• **Task**:
Under this line sits a listing. Repeat exactly and only its lines from the one holding "Give me the TikZ source for this diagram." through the one holding "(0,0) rectangle (428,1023);"; skip pictures.
* Start Data shown *
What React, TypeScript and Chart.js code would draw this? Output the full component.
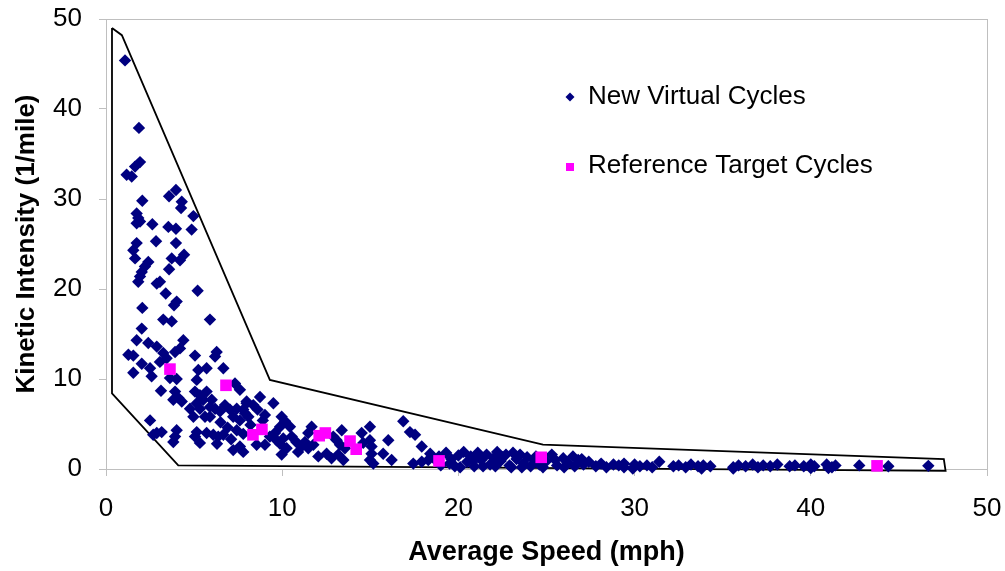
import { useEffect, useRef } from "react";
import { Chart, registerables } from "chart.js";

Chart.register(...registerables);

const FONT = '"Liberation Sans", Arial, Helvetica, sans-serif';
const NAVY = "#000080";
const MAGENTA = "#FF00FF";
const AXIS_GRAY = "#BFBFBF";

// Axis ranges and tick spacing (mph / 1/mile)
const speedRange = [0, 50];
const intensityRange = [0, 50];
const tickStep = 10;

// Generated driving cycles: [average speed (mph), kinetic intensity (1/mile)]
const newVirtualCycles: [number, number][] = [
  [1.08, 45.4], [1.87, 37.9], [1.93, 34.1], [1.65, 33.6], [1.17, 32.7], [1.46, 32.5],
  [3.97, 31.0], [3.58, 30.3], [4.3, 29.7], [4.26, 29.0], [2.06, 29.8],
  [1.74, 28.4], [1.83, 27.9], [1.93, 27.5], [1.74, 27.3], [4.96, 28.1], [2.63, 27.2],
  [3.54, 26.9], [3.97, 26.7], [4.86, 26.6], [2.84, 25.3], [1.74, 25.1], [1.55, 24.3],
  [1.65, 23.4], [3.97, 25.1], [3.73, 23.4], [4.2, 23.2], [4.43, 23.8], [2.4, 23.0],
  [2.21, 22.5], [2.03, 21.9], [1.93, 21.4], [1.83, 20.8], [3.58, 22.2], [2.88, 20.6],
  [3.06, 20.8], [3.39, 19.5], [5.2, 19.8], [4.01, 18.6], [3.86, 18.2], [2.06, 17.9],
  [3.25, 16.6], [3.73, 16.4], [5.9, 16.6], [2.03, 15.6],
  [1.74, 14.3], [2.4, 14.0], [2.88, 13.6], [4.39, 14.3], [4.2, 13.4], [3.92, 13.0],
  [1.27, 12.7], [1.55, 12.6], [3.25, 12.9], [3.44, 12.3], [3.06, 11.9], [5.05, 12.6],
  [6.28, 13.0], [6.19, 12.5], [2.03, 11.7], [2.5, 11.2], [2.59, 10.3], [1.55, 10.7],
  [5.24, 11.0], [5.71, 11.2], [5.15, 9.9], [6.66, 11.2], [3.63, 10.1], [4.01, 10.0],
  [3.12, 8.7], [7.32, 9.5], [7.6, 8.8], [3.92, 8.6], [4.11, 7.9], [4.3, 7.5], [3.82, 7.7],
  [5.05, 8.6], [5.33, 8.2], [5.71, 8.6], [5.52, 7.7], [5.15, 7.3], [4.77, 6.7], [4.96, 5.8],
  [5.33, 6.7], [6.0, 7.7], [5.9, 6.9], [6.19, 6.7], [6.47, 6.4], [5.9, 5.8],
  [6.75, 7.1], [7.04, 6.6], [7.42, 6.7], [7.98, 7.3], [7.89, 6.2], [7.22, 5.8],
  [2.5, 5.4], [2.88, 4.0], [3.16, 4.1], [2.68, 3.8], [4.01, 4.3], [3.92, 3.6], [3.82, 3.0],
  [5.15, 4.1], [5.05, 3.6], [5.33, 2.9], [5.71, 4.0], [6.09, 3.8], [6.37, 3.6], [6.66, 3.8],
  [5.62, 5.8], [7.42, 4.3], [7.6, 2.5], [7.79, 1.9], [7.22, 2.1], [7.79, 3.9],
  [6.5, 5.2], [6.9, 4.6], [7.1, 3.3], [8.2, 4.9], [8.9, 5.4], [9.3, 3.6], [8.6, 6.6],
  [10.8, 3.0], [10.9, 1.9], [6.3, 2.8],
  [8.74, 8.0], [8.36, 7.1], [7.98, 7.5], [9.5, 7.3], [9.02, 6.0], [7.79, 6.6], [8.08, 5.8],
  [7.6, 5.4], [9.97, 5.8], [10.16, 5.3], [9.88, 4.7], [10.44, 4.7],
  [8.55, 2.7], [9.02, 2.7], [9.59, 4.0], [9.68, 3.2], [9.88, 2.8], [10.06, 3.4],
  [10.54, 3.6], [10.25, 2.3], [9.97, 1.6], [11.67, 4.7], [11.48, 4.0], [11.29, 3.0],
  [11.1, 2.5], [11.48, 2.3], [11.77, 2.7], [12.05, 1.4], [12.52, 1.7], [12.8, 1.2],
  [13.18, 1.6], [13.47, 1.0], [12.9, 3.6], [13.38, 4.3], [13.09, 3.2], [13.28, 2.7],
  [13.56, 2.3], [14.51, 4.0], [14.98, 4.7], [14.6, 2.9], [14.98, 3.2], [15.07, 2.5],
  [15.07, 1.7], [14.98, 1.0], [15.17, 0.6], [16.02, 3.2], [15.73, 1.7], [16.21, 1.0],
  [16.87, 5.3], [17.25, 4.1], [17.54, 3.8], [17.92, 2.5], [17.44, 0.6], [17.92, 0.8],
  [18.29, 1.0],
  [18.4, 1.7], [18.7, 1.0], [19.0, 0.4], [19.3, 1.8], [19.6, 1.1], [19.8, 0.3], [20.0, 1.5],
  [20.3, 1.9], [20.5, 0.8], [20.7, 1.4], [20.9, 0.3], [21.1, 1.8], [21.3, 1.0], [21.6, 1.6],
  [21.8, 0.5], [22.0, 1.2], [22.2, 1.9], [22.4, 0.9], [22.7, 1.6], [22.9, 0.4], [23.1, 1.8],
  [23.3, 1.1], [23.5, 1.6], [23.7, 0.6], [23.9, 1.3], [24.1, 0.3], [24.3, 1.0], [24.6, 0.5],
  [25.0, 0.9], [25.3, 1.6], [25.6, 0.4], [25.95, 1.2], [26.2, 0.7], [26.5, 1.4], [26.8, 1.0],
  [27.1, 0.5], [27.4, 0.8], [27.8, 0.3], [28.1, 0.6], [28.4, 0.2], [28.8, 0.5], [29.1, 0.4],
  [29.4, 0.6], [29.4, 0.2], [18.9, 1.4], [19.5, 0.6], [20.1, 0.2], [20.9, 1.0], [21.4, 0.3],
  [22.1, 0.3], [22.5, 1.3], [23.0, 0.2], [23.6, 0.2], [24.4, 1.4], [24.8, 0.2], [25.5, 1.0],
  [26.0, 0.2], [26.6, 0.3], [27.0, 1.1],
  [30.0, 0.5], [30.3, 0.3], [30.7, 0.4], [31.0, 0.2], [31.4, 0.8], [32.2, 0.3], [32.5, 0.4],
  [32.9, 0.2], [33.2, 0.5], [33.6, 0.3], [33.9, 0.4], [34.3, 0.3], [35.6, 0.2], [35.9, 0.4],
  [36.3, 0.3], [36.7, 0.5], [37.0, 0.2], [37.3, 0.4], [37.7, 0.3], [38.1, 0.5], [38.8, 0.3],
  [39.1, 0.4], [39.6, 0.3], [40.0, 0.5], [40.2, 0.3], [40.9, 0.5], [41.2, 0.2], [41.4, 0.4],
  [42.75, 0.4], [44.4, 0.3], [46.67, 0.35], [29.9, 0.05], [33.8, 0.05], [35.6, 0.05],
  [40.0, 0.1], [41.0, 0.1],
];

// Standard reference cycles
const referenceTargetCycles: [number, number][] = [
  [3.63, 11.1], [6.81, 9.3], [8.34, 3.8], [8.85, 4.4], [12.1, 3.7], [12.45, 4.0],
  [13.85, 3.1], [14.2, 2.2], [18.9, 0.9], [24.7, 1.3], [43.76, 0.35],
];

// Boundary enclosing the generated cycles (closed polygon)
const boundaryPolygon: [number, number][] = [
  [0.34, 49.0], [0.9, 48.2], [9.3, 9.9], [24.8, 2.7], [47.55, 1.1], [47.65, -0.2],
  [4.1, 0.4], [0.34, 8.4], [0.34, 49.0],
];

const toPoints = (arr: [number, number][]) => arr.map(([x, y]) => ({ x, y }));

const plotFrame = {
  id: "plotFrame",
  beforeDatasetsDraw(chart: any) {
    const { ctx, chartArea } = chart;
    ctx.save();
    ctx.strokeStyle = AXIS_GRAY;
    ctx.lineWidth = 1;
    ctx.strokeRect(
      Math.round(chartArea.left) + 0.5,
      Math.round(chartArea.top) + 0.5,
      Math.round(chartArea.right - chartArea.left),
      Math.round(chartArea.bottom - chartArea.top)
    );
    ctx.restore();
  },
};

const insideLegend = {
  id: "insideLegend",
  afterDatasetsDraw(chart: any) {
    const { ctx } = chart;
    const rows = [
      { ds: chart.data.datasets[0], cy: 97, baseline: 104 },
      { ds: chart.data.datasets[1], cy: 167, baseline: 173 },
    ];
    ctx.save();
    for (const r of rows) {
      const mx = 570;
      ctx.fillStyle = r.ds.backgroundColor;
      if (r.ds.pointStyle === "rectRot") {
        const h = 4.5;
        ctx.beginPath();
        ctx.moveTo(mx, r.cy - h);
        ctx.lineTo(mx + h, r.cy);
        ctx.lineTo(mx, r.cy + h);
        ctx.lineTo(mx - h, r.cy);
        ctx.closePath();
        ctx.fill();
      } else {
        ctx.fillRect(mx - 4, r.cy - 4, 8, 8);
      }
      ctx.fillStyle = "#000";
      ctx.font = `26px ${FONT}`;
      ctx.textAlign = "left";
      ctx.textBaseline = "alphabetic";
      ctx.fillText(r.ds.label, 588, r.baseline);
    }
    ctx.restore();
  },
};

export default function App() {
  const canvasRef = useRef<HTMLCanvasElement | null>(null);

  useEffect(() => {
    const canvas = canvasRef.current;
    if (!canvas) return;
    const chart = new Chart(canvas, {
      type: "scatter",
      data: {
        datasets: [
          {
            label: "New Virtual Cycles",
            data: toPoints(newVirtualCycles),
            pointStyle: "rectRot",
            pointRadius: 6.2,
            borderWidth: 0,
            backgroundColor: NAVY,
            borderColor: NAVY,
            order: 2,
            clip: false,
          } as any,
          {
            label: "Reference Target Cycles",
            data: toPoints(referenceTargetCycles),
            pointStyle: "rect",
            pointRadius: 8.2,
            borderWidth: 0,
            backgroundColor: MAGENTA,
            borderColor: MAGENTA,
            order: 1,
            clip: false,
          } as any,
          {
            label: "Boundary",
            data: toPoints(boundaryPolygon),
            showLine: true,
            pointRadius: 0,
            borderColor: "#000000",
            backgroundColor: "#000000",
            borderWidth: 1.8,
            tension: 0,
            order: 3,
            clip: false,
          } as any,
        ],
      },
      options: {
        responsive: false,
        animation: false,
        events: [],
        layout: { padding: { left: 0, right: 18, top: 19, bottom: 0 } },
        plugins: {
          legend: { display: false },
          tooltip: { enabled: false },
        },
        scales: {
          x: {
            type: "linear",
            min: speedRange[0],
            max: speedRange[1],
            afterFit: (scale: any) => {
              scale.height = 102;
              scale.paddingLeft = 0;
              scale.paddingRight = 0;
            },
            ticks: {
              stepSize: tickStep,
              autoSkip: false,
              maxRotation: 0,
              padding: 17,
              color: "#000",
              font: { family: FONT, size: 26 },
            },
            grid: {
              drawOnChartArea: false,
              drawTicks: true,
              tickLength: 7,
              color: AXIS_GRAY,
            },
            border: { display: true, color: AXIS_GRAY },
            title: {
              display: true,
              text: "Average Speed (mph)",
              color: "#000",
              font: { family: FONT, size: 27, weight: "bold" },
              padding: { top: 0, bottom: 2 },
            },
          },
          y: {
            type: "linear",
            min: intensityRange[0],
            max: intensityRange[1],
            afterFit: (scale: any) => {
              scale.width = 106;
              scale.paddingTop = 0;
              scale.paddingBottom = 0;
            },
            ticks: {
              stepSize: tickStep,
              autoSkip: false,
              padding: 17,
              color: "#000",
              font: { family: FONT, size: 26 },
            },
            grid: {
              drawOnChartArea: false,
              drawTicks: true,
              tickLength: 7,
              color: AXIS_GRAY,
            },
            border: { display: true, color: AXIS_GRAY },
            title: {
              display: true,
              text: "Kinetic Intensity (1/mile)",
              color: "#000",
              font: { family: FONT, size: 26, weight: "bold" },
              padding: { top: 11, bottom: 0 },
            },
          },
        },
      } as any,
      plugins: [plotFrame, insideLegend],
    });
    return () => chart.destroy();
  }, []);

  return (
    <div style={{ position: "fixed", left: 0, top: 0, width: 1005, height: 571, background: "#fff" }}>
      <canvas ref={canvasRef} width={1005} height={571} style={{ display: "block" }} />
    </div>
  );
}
* End Data shown *
* Start Data shown *
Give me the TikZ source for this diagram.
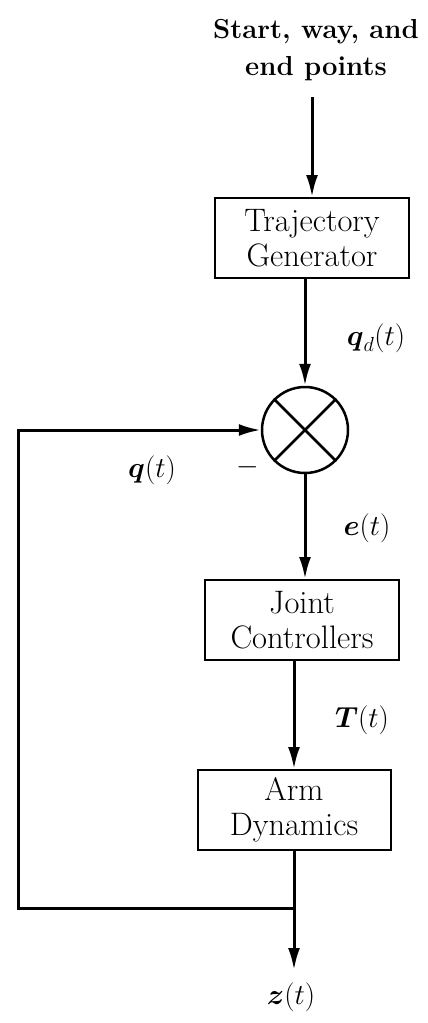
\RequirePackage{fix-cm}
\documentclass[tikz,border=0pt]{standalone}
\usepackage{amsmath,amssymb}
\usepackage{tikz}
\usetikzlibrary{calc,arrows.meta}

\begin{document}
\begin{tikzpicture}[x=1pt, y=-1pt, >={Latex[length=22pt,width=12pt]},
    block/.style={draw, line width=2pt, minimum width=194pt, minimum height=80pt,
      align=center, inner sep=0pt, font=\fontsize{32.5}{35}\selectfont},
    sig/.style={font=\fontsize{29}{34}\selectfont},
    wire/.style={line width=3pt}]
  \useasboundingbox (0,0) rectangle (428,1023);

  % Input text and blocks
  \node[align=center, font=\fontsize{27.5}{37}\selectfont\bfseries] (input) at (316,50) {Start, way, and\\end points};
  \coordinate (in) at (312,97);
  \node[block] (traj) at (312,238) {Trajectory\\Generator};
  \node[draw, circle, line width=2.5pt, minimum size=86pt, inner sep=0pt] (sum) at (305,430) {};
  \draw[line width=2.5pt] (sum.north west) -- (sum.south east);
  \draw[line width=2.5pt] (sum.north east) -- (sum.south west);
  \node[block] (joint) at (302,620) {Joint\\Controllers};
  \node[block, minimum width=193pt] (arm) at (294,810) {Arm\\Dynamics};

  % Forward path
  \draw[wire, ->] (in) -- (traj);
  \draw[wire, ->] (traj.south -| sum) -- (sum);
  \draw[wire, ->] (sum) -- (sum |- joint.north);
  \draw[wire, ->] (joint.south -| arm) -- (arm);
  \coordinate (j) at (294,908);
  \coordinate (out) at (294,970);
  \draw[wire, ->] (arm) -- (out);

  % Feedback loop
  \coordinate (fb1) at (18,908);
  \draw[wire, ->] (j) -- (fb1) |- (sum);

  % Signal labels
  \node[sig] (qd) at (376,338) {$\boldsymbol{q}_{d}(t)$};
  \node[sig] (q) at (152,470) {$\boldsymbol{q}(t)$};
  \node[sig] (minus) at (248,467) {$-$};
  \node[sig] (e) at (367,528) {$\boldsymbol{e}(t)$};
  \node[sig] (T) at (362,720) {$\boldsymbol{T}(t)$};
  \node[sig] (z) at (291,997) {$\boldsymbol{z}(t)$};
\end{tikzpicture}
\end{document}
* End Data shown *
• **Exercise answer**:
Give me the TikZ source for this diagram.
\RequirePackage{fix-cm}
\documentclass[tikz,border=0pt]{standalone}
\usepackage{amsmath,amssymb}
\usepackage{tikz}
\usetikzlibrary{calc,arrows.meta}

\begin{document}
\begin{tikzpicture}[x=1pt, y=-1pt, >={Latex[length=22pt,width=12pt]},
    block/.style={draw, line width=2pt, minimum width=194pt, minimum height=80pt,
      align=center, inner sep=0pt, font=\fontsize{32.5}{35}\selectfont},
    sig/.style={font=\fontsize{29}{34}\selectfont},
    wire/.style={line width=3pt}]
  \useasboundingbox (0,0) rectangle (428,1023);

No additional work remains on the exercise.